Landmark prostate cancer trial STAMPEDE finishes recruitment

31 Mar 2023

STAMPEDE clinical trial logo

After nearly 20 years of studying treatments for prostate cancer, the STAMPEDE clinical trial has finished recruiting new participants. Follow-up for the final patients will continue until the last analysis in 2025.

Results from STAMPEDE have directly improved the treatment of advanced prostate cancer in the UK and beyond. Meanwhile, the trial’s pioneering methodology set an example for clinical trials across many disease areas.

Recruitment opened in 2005 in hospitals across the UK and later in Switzerland. Since then, almost 12,000 men who were starting long-term hormone therapy for prostate cancer have taken part, making it one of the largest ever clinical trials in prostate cancer.

As a multi-arm, multi-stage (MAMS) platform trial, STAMPEDE tests multiple treatment options at the same time, while comparing them all against one control group who receive standard care. It has also added new treatment comparisons over time and dropped other treatments if they were not effective.

The efficiency of the MAMS design means STAMPEDE has made progress that may have taken many decades in a traditional clinical trial.

In 2015, STAMPEDE showed that adding the chemotherapy drug docetaxel to standard hormone therapy treatment helped men with cancer that had spread beyond the prostate to live longer. This led the NHS to approve the use of docetaxel in combination with hormone for these men. Docetaxel is now offered as part of standard treatment.

STAMPEDE’s finding that radiotherapy improved survival for men whose cancer had spread to only a few places around the body also informed NHS England’s decision to recommend radiotherapy for this group of men in 2020.

The trial has also helped make a particular kind of hormone therapy called abiraterone more widely available. 2017 results showed that abiraterone extended life in men with prostate cancer that had spread beyond the prostate. Most recently, NHS Scotland approved the use of abiraterone in patients with prostate cancer which had not yet spread elsewhere, but was at high risk of spreading.
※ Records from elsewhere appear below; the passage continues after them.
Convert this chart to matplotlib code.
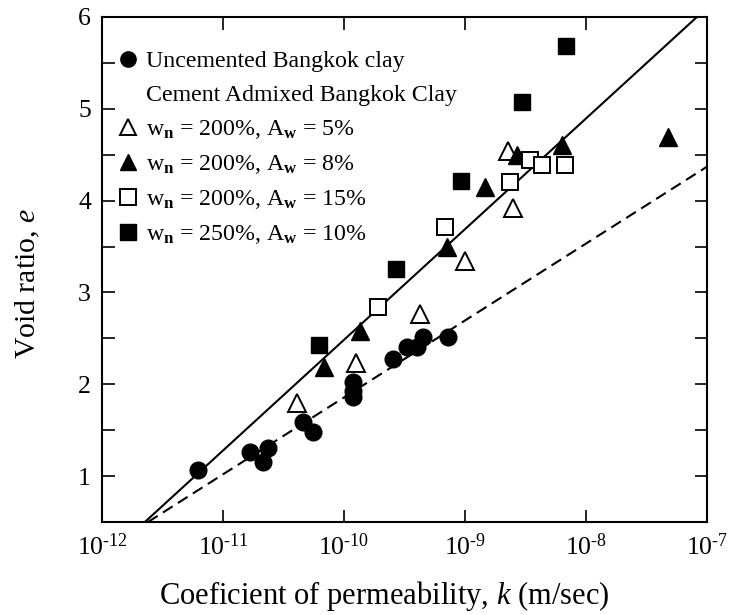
import matplotlib
matplotlib.use("Agg")
import matplotlib.pyplot as plt
from matplotlib.lines import Line2D
from matplotlib.ticker import FixedLocator, NullLocator

plt.rcParams["font.family"] = ["Liberation Serif", "DejaVu Serif"]
plt.rcParams["mathtext.fontset"] = "custom"
plt.rcParams["mathtext.rm"] = "Liberation Serif"
plt.rcParams["mathtext.it"] = "Liberation Serif:italic"
plt.rcParams["mathtext.bf"] = "Liberation Serif:bold"

# Uncemented Bangkok clay
k_uncem = [6.2e-12, 1.67e-11, 2.36e-11, 2.14e-11, 4.57e-11, 5.55e-11,
           1.19e-10, 1.19e-10, 1.19e-10, 2.54e-10, 3.3e-10, 4.5e-10,
           3.98e-10, 7.2e-10]
e_uncem = [1.07, 1.26, 1.31, 1.15, 1.59, 1.48, 2.03, 1.93, 1.86, 2.27,
           2.41, 2.52, 2.41, 2.52]

# w_n = 200 %, A_w = 5 %
k_aw5 = [4.1e-11, 1.26e-10, 4.25e-10, 1.0e-9, 2.5e-9, 2.25e-9]
e_aw5 = [1.80, 2.23, 2.77, 3.34, 3.92, 4.54]

# w_n = 200 %, A_w = 8 %
k_aw8 = [6.8e-11, 1.35e-10, 7.1e-10, 1.46e-9, 2.7e-9, 6.3e-9, 4.8e-8]
e_aw8 = [2.19, 2.58, 3.49, 4.15, 4.50, 4.61, 4.69]

# w_n = 200 %, A_w = 15 %
k_aw15 = [1.9e-10, 6.8e-10, 2.35e-9, 3.45e-9, 4.3e-9, 6.75e-9]
e_aw15 = [2.84, 3.71, 4.20, 4.44, 4.39, 4.39]

# w_n = 250 %, A_w = 10 %
k_aw10 = [6.2e-11, 2.7e-10, 9.2e-10, 2.95e-9, 6.85e-9]
e_aw10 = [2.43, 3.25, 4.21, 5.07, 5.68]

# fitted trend lines (end points)
k_fit_cem = [2.26e-12, 8.26e-8]
e_fit_cem = [0.5, 6.0]
k_fit_uncem = [2.4e-12, 1.0e-7]
e_fit_uncem = [0.5, 4.37]

x_ticks = [1e-12, 1e-11, 1e-10, 1e-9, 1e-8, 1e-7]
x_ticklabels = ["10$^{\\text{-12}}$", "10$^{\\text{-11}}$", "10$^{\\text{-10}}$",
                "10$^{\\text{-9}}$", "10$^{\\text{-8}}$", "10$^{\\text{-7}}$"]
y_major = [1, 2, 3, 4, 5, 6]
y_minor = [0.5, 1.5, 2.5, 3.5, 4.5, 5.5]

fig = plt.figure(figsize=(7.37, 6.15), dpi=100)
ax = fig.add_axes([0.1384, 0.1512, 0.8209, 0.8212])

ax.plot(k_fit_cem, e_fit_cem, color="black", lw=1.5)
ax.plot(k_fit_uncem, e_fit_uncem, color="black", lw=1.5,
        linestyle=(0, (5.5, 3)))

ms = 12
ax.plot(k_uncem, e_uncem, "o", color="black", ms=ms, ls="none")
ax.plot(k_aw5, e_aw5, "^", mfc="white", mec="black", mew=1.4, ms=ms + 1, ls="none")
ax.plot(k_aw8, e_aw8, "^", color="black", ms=ms + 1, ls="none")
ax.plot(k_aw15, e_aw15, "s", mfc="white", mec="black", mew=1.4, ms=ms, ls="none")
ax.plot(k_aw10, e_aw10, "s", color="black", ms=ms, ls="none")

ax.set_xscale("log")
ax.set_xlim(1e-12, 1e-7)
ax.set_ylim(0.5, 6)
ax.xaxis.set_major_locator(FixedLocator(x_ticks))
ax.xaxis.set_minor_locator(NullLocator())
ax.set_xticklabels(x_ticklabels)
ax.yaxis.set_major_locator(FixedLocator(y_major))
ax.yaxis.set_minor_locator(FixedLocator(y_minor))
ax.tick_params(which="both", direction="in", top=True, right=True,
               length=9, width=1.2, labelsize=18.5, pad=8)
for spine in ax.spines.values():
    spine.set_linewidth(1.5)

ax.set_xlabel("Coeficient of permeability, $\\mathit{k}$ (m/sec)",
              fontsize=22, labelpad=14)
ax.set_ylabel("Void ratio, $\\mathit{e}$", fontsize=21.4, labelpad=26)
# labels sit a little off the axes centre
ax.xaxis.label.set_x(0.466)
ax.yaxis.label.set_y(0.473)

handles = [
    Line2D([], [], marker="o", color="black", ls="none", ms=11),
    Line2D([], [], ls="none"),
    Line2D([], [], marker="^", mfc="white", mec="black", mew=1.4, ls="none", ms=12),
    Line2D([], [], marker="^", color="black", ls="none", ms=12),
    Line2D([], [], marker="s", mfc="white", mec="black", mew=1.4, ls="none", ms=11),
    Line2D([], [], marker="s", color="black", ls="none", ms=11),
]
labels = [
    "Uncemented Bangkok clay",
    "Cement Admixed Bangkok Clay",
    "w$_\\mathbf{n}$ = 200%, A$_\\mathbf{w}$ = 5%",
    "w$_\\mathbf{n}$ = 200%, A$_\\mathbf{w}$ = 8%",
    "w$_\\mathbf{n}$ = 200%, A$_\\mathbf{w}$ = 15%",
    "w$_\\mathbf{n}$ = 250%, A$_\\mathbf{w}$ = 10%",
]
ax.legend(handles, labels, loc="upper left", bbox_to_anchor=(0.007, 0.952),
          frameon=False, fontsize=17.2, handlelength=1.0, handletextpad=0.25,
          labelspacing=0.5, borderpad=0.2, borderaxespad=0.2)

fig.savefig("out.png", dpi=100)
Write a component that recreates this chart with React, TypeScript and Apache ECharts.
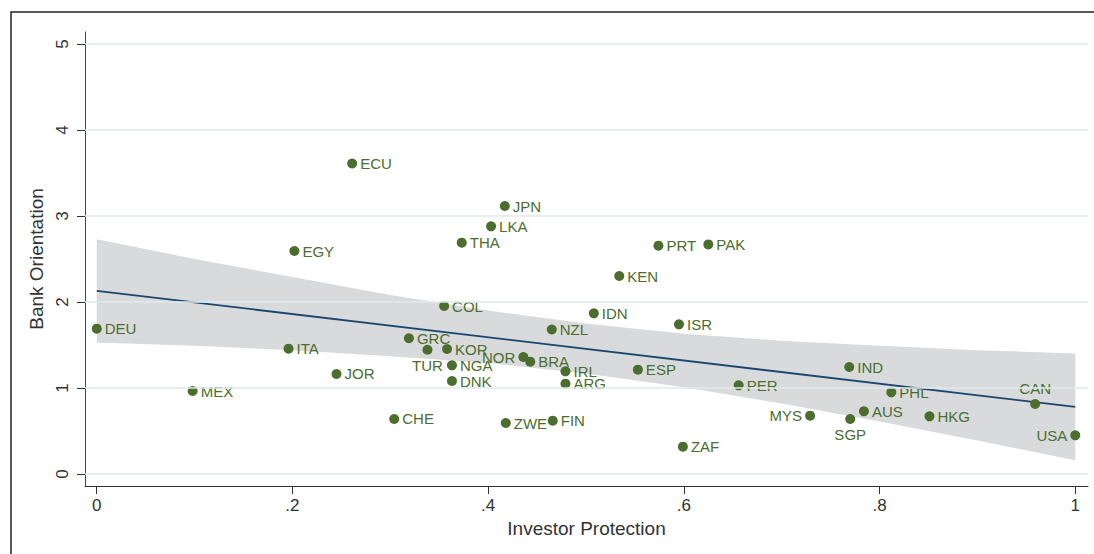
import React, { useEffect, useRef } from "react";
import * as echarts from "echarts";

const countries = ["DEU","MEX","ITA","EGY","ECU","JPN","LKA","THA","COL","IDN","NZL","GRC","TUR","KOR","NGA","DNK","NOR","BRA","IRL","ARG","ESP","JOR","CHE","ZWE","FIN","PRT","PAK","KEN","ISR","PER","IND","PHL","CAN","AUS","SGP","MYS","HKG","USA","ZAF"];
const investorProtection = [0.0,0.098,0.196,0.202,0.261,0.417,0.403,0.373,0.355,0.508,0.465,0.319,0.338,0.358,0.363,0.363,0.436,0.443,0.479,0.479,0.553,0.245,0.304,0.418,0.466,0.574,0.625,0.534,0.595,0.656,0.769,0.812,0.959,0.784,0.770,0.729,0.851,1.0,0.599];
const bankOrientation = [1.69,0.965,1.457,2.593,3.61,3.116,2.88,2.69,1.953,1.868,1.68,1.578,1.445,1.453,1.264,1.081,1.36,1.306,1.194,1.05,1.213,1.163,0.64,0.593,0.62,2.655,2.67,2.302,1.74,1.031,1.244,0.95,0.814,0.729,0.64,0.678,0.671,0.45,0.318];
const labelPositions: Record<string, string> = { TUR: "bottom", SGP: "bottom", CAN: "top", NOR: "left", MYS: "left", USA: "left" };

const bandX = [0,0.1,0.2,0.3,0.4,0.5,0.6,0.7,0.8,0.9,1.0];
const bandUpper = [2.73,2.50,2.29,2.08,1.90,1.75,1.63,1.55,1.49,1.44,1.40];
const bandLower = [1.53,1.49,1.44,1.37,1.29,1.17,1.01,0.82,0.61,0.39,0.16];
const fitX = [0,1];
const fitY = [2.13,0.78];

const xTicks = [0,0.2,0.4,0.6,0.8,1];
const xTickLabels = ["0",".2",".4",".6",".8","1"];
const yTicks = [0,1,2,3,4,5];

const GREEN = "#4b6e2e";
const TEXT = "#333333";

export default function App() {
  const ref = useRef<HTMLDivElement>(null);
  useEffect(() => {
    if (!ref.current) return;
    const chart = echarts.init(ref.current, null, { renderer: "svg" });
    const font = "'Liberation Sans', Arial, Helvetica, sans-serif";
    chart.setOption({
      animation: false,
      textStyle: { fontFamily: font },
      graphic: [
        { type: "rect", shape: { x: 11, y: 12, width: 1200, height: 700 }, style: { fill: "none", stroke: "#222", lineWidth: 1.5 }, silent: true },
      ],
      grid: { left: 85, right: 6, top: 32, bottom: 68, containLabel: false },
      xAxis: {
        type: "value",
        min: -0.012,
        max: 1.013,
        name: "Investor Protection",
        nameLocation: "middle",
        nameGap: 32,
        nameTextStyle: { fontSize: 19, color: TEXT, fontFamily: font },
        axisLine: { show: true, onZero: false, lineStyle: { color: "#333", width: 1 } },
        axisTick: { show: true, length: 8, customValues: xTicks, lineStyle: { color: "#333" } },
        axisLabel: {
          customValues: xTicks,
          fontSize: 17,
          color: TEXT,
          margin: 11,
          fontFamily: font,
          formatter: (v: number) => { const i = xTicks.findIndex((t) => Math.abs(t - v) < 1e-6); return i >= 0 ? xTickLabels[i] : ""; },
        },
        splitLine: { show: false },
      },
      yAxis: {
        type: "value",
        min: -0.1395,
        max: 5.1395,
        name: "Bank Orientation",
        nameLocation: "middle",
        nameGap: 33,
        nameTextStyle: { fontSize: 19, color: TEXT, fontFamily: font },
        axisLine: { show: true, onZero: false, lineStyle: { color: "#444", width: 1 } },
        axisTick: { show: true, length: 8, customValues: yTicks, lineStyle: { color: "#333" } },
        axisLabel: { customValues: yTicks, rotate: 90, fontSize: 17, color: TEXT, margin: 14, fontFamily: font },
        splitLine: { show: false },
      },
      series: [
        {
          type: "line",
          data: [],
          z: 0,
          silent: true,
          markLine: {
            silent: true,
            symbol: ["none", "none"],
            label: { show: false },
            lineStyle: { color: "#e0eaee", width: 1.5, type: "solid" },
            data: yTicks.map((v) => ({ yAxis: v })),
          },
        },
        {
          type: "custom",
          z: 1,
          silent: true,
          data: [[0, 0]],
          renderItem: (params: any, api: any) => {
            const pts: number[][] = [];
            for (let i = 0; i < bandX.length; i++) pts.push(api.coord([bandX[i], bandUpper[i]]));
            for (let i = bandX.length - 1; i >= 0; i--) pts.push(api.coord([bandX[i], bandLower[i]]));
            return { type: "polygon", shape: { points: pts }, style: { fill: "#d9dadc", stroke: "none" } };
          },
        },
        {
          type: "line",
          z: 2,
          silent: true,
          symbol: "none",
          data: fitX.map((x, i) => [x, fitY[i]]),
          lineStyle: { color: "#1a476f", width: 1.8 },
        },
        {
          type: "scatter",
          z: 3,
          symbolSize: 10,
          itemStyle: { color: GREEN, opacity: 1 },
          label: {
            show: true,
            position: "right",
            distance: 3,
            formatter: "{b}",
            fontSize: 15,
            color: GREEN,
            fontFamily: font,
          },
          data: countries.map((c, i) => ({
            name: c,
            value: [investorProtection[i], bankOrientation[i]],
            label: labelPositions[c] ? { position: labelPositions[c] } : undefined,
          })),
        },
      ],
    });
    return () => chart.dispose();
  }, []);
  return <div ref={ref} style={{ position: "fixed", left: 0, top: 0, width: 1094, height: 554, background: "#fff" }} />;
}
This decision was based on data from STAMPEDE providing evidence that abiraterone reduced the risk of death or the cancer spreading.

STAMPEDE has been a huge collaborative effort, with 165 researchers and over 5,000 NHS staff working across 126 hospitals in the UK and Switzerland.

None of this would have been possible without the people who volunteered to take part in STAMPEDE over the years. The MRC CTU would like to thank them for their invaluable contributions.

While recruitment has now closed, existing participants will continue to take their study medication and attend medical assessments for a few more years. The STAMPEDE team will then analyse the data and release results on the final two comparisons testing metformin (a drug used to treat type 2 diabetes) and transdermal oestradiol hormone patches (an alternative way to deliver hormone therapy).

Work has also begun on setting up STAMPEDE2, a second clinical trial which will open later this year in patients whose cancer has spread beyond the prostate. STAMPEDE2 will continue delivering impactful research and improvements in care for the prostate cancer community.

STAMPEDE was funded by the Medical Research Council and Cancer Research UK, with extra support from pharmaceutical companies: Pfizer, Sanofi-Aventis, Novartis, Janssen, Astellas and Clovis.